Başkanlık ve “muhtemel başkan” söz konusu olduğunda Cumhurbaşkanı Erdoğan’ın akla gelmesi son derece tabiidir. Ne de olsa liderlikle ilgili bütün derecelendirmelerde Erdoğan, tartışmasız ilk sırada yer almakta, bu da “muhtemel başkan”lıkta ikinci bir isme şans tanımamaktadır.
O zaman başkanlık sistemi söz konusu olduğunda Cumhurbaşkanı Erdoğan’ın aday olduğu takdirde başkan seçileceği adeta kuşkusuzdur.
Buradan baktığımızda Başkanlık tartışmasını Cumhurbaşkanı Erdoğan’dan bağımsız düşünme imkanı yoktur.
Eğer böyleyse “Başkanlığı Erdoğan endeksli düşünüp karşı çıkıyorlar, aslında öyle değil, Başkanlık başlı başına Türkiye için hayati önemdedir” söylemi, çok inandırıcı bir söylem olmamaktadır.
Ayrıca bu söylemin “Erdoğan olacağı için biz başkanlığa karşıyız” diyen çevrenin “Erdoğan karşıtlığı”na farkında olmaksızın kredi açma anlamına geldiğini de dikkate almak lazım.
Belli ki Başkanlık sistemi olduğunda Erdoğan aday olursa Erdoğan seçilir.
Erdoğan’dan başkasının da seçilme ihtimali her zaman mevcuttur.
Halk Erdoğan’ı seçerse onu kendisi için iyi bulduğunu düşünmek gerekir, başkasını seçtiğinde onu.
Başkanlık iyi bir sistemse, halk kimi seçerse seçsin onun kendisi için iyi olacağına inanması gerekir.
Dolayısıyla, doğru söylem “Halk Başkan olarak Erdoğan’ı seçerse bu Erdoğan’a güvenini yansıtır. Ondan hizmet beklediğini gösterir. Emaneti ona vermiş demektir. Halkın o tercihine saygılı olunmalıdır.”
Cumhurbaşkanı Erdoğan, Cumhurbaşkanlığı seçiminde yüzde 52 oy almıştır. Ölçü yüzde 50 artı 1 ise, yüzde 52 çok daha saygı duyulacak bir oran demektir.
Belki şu denebilir: “Cumhurbaşkanı evet, yüzde 50 artı 1’i alsın, o hukuki meşruiyyet için olmazsa olmazdır, ancak toplumun geriye kalanı da en azından saygı duysun. Yüzde 50 -50 bir karşıt kamplaşma olmasın.”

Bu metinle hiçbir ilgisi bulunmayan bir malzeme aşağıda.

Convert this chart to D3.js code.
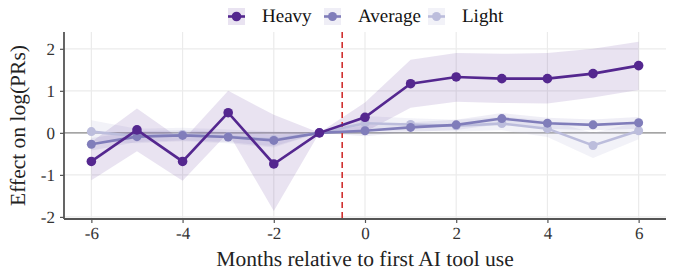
<!DOCTYPE html>
<html>
<head>
<meta charset="utf-8">
<script src="https://cdn.jsdelivr.net/npm/d3@7"></script>
<style>
  body { margin: 0; background: #fff; }
  svg text { font-family: "Liberation Serif", "DejaVu Serif", serif !important; text-rendering: geometricPrecision; }
</style>
</head>
<body>
<div id="chart"></div>
<script>
// months relative to first AI tool use
var months = [-6, -5, -4, -3, -2, -1, 0, 1, 2, 3, 4, 5, 6];

// point estimates per usage group
var heavy   = [-0.68, 0.07, -0.68, 0.48, -0.74, 0, 0.37, 1.17, 1.33, 1.29, 1.29, 1.41, 1.60];
var average = [-0.27, -0.09, -0.06, -0.10, -0.18, 0, 0.05, 0.13, 0.19, 0.34, 0.23, 0.19, 0.24];
var light   = [0.03, -0.08, -0.04, -0.09, -0.16, 0, 0.23, 0.20, 0.17, 0.22, 0.10, -0.30, 0.05];

// confidence bands
var heavyLo   = [-1.13, -0.44, -1.14, 0.00, -1.86, 0, 0.02, 0.60, 0.74, 0.71, 0.70, 0.84, 1.02];
var heavyHi   = [-0.22, 0.58, -0.18, 1.00, 0.43, 0, 0.72, 1.74, 1.90, 1.88, 1.90, 2.00, 2.17];
var averageLo = [-0.42, -0.22, -0.18, -0.22, -0.32, 0, -0.08, 0.02, 0.07, 0.21, 0.10, 0.06, 0.10];
var averageHi = [-0.12, 0.04, 0.06, 0.02, -0.04, 0, 0.18, 0.25, 0.31, 0.47, 0.36, 0.32, 0.38];
var lightLo   = [-0.20, -0.25, -0.20, -0.25, -0.35, 0, 0.05, 0.05, 0.03, 0.06, -0.10, -0.60, -0.15];
var lightHi   = [0.30, 0.10, 0.12, 0.08, 0.03, 0, 0.40, 0.35, 0.31, 0.38, 0.30, 0.00, 0.25];

var xTicks = [-6, -4, -2, 0, 2, 4, 6];
var yTicks = [-2, -1, 0, 1, 2];
var eventMonth = -0.5;

var serif = "'Liberation Serif', 'DejaVu Serif', serif";

var groups = [
  {name: "Heavy",   vals: heavy,   lo: heavyLo,   hi: heavyHi,   color: "#54278f", r: 4.8, band: 0.13},
  {name: "Average", vals: average, lo: averageLo, hi: averageHi, color: "#807dba", r: 4.5, band: 0.13},
  {name: "Light",   vals: light,   lo: lightLo,   hi: lightHi,   color: "#bcbddc", r: 4.5, band: 0.2}
];

var width = 680, height = 272;
var margin = {top: 32, right: 14, bottom: 53, left: 64};

var svg = d3.select("#chart").append("svg")
  .attr("width", width)
  .attr("height", height)
  .attr("font-family", serif);

var x = d3.scaleLinear().domain([-6.6, 6.6]).range([margin.left, width - margin.right]);
var y = d3.scaleLinear().domain([-2.05, 2.4]).range([height - margin.bottom, margin.top]);

// grid
svg.append("g")
  .selectAll("line")
  .data(xTicks)
  .join("line")
  .attr("x1", d => x(d)).attr("x2", d => x(d))
  .attr("y1", margin.top).attr("y2", height - margin.bottom)
  .attr("stroke", "#ebebeb").attr("stroke-width", 1.2);

svg.append("g")
  .selectAll("line")
  .data(yTicks)
  .join("line")
  .attr("x1", margin.left).attr("x2", width - margin.right)
  .attr("y1", d => y(d)).attr("y2", d => y(d))
  .attr("stroke", "#ebebeb").attr("stroke-width", 1.2);

// zero line
svg.append("line")
  .attr("x1", margin.left).attr("x2", width - margin.right)
  .attr("y1", y(0)).attr("y2", y(0))
  .attr("stroke", "#8c8c8c").attr("stroke-width", 1.4);

// bands, light first so heavy sits on top
var area = d3.area()
  .x((d, i) => x(months[i]))
  .y0(d => y(d[0]))
  .y1(d => y(d[1]));

groups.slice().reverse().forEach(function(g) {
  var pairs = g.lo.map((v, i) => [v, g.hi[i]]);
  svg.append("path")
    .datum(pairs)
    .attr("d", area)
    .attr("fill", g.color)
    .attr("fill-opacity", g.band);
});

// event line
svg.append("line")
  .attr("x1", x(eventMonth)).attr("x2", x(eventMonth))
  .attr("y1", margin.top).attr("y2", height - margin.bottom)
  .attr("stroke", "#d03030").attr("stroke-width", 1.6)
  .attr("stroke-dasharray", "6,4");

// lines and points
var line = d3.line()
  .x((d, i) => x(months[i]))
  .y(d => y(d));

groups.slice().reverse().forEach(function(g) {
  svg.append("path")
    .datum(g.vals)
    .attr("d", line)
    .attr("fill", "none")
    .attr("stroke", g.color)
    .attr("stroke-width", 2.6);
  svg.append("g")
    .selectAll("circle")
    .data(g.vals)
    .join("circle")
    .attr("cx", (d, i) => x(months[i]))
    .attr("cy", d => y(d))
    .attr("r", g.r)
    .attr("fill", g.color);
});

// axes
var xAxis = svg.append("g")
  .attr("transform", "translate(0," + (height - margin.bottom) + ")")
  .call(d3.axisBottom(x).tickValues(xTicks).tickSize(4).tickPadding(4).tickFormat(d3.format("d")));
var yAxis = svg.append("g")
  .attr("transform", "translate(" + margin.left + ",0)")
  .call(d3.axisLeft(y).tickValues(yTicks).tickSize(4).tickPadding(5).tickFormat(d3.format("d")));

[xAxis, yAxis].forEach(function(a) {
  a.attr("font-family", serif).attr("font-size", 17);
  a.select(".domain").attr("stroke", "#555").attr("stroke-width", 1.8);
  a.selectAll(".tick line").attr("stroke", "#555").attr("stroke-width", 1.2);
  a.selectAll(".tick text")
    .attr("fill", "#333")
    .text(d => d < 0 ? "-" + Math.abs(d) : d);
});
xAxis.select(".domain").attr("d", "M" + margin.left + ",0H" + (width - margin.right));
yAxis.select(".domain").attr("d", "M0," + margin.top + "V" + (height - margin.bottom));

// axis titles
svg.append("text")
  .attr("x", x(0))
  .attr("y", height - 6)
  .attr("text-anchor", "middle")
  .attr("font-size", 21.5)
  .attr("fill", "#222")
  .text("Months relative to first AI tool use");

svg.append("text")
  .attr("transform", "translate(25," + ((margin.top + height - margin.bottom) / 2) + ") rotate(-90)")
  .attr("text-anchor", "middle")
  .attr("font-size", 21.5)
  .attr("fill", "#222")
  .text("Effect on log(PRs)");

// legend
var legendX = [228, 324, 428];
var legend = svg.append("g");
groups.forEach(function(g, i) {
  var lg = legend.append("g").attr("transform", "translate(" + legendX[i] + ",16)");
  lg.append("rect")
    .attr("x", 0).attr("y", -8).attr("width", 17).attr("height", 17)
    .attr("fill", g.color).attr("fill-opacity", g.band);
  lg.append("line")
    .attr("x1", 0).attr("x2", 17).attr("y1", 0.5).attr("y2", 0.5)
    .attr("stroke", g.color).attr("stroke-width", 2.6);
  lg.append("circle")
    .attr("cx", 8.5).attr("cy", 0.5).attr("r", g.r)
    .attr("fill", g.color);
  lg.append("text")
    .attr("x", 34).attr("y", 6)
    .attr("font-size", 19)
    .attr("fill", "#111")
    .text(g.name);
});
</script>
</body>
</html>
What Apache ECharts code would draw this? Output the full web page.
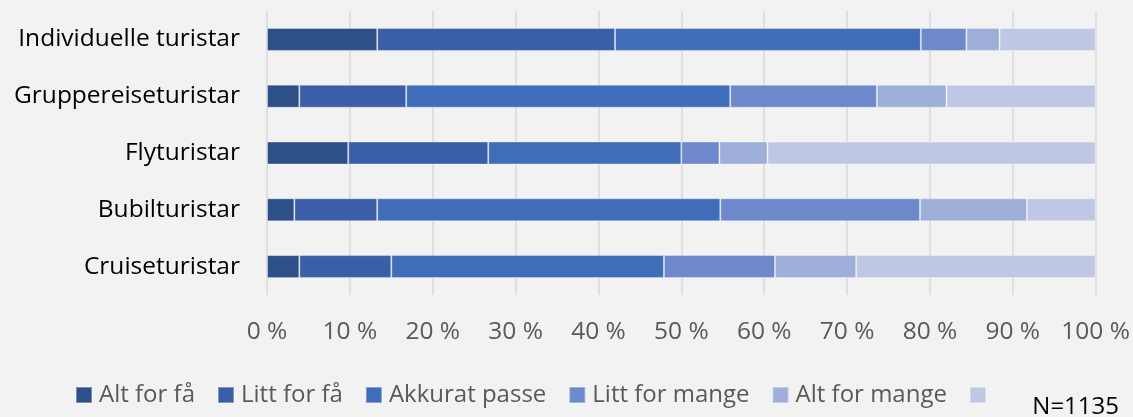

Ben buna katılırım. Türkiye toplumu, Cumhurbaşkanını biraz böyle herkesin ortak bileşkesi gibi de görüyor. Başkanlık, yarı başkanlık, partili cumhurbaşkanlığı, daha siyasi bir nitelik taşısa da halkın bana göre tarihten de getirdiği moral bakışla “Devletin başı” saygınlık sembolü olarak değerlendiriliyor. Belki bundan sonraki Başkanlık tartışmalarında Cumhurbaşkanı Erdoğan’ın böyle bir ortak duygu merkezi olmayı önemsemesi de doğru olabilir.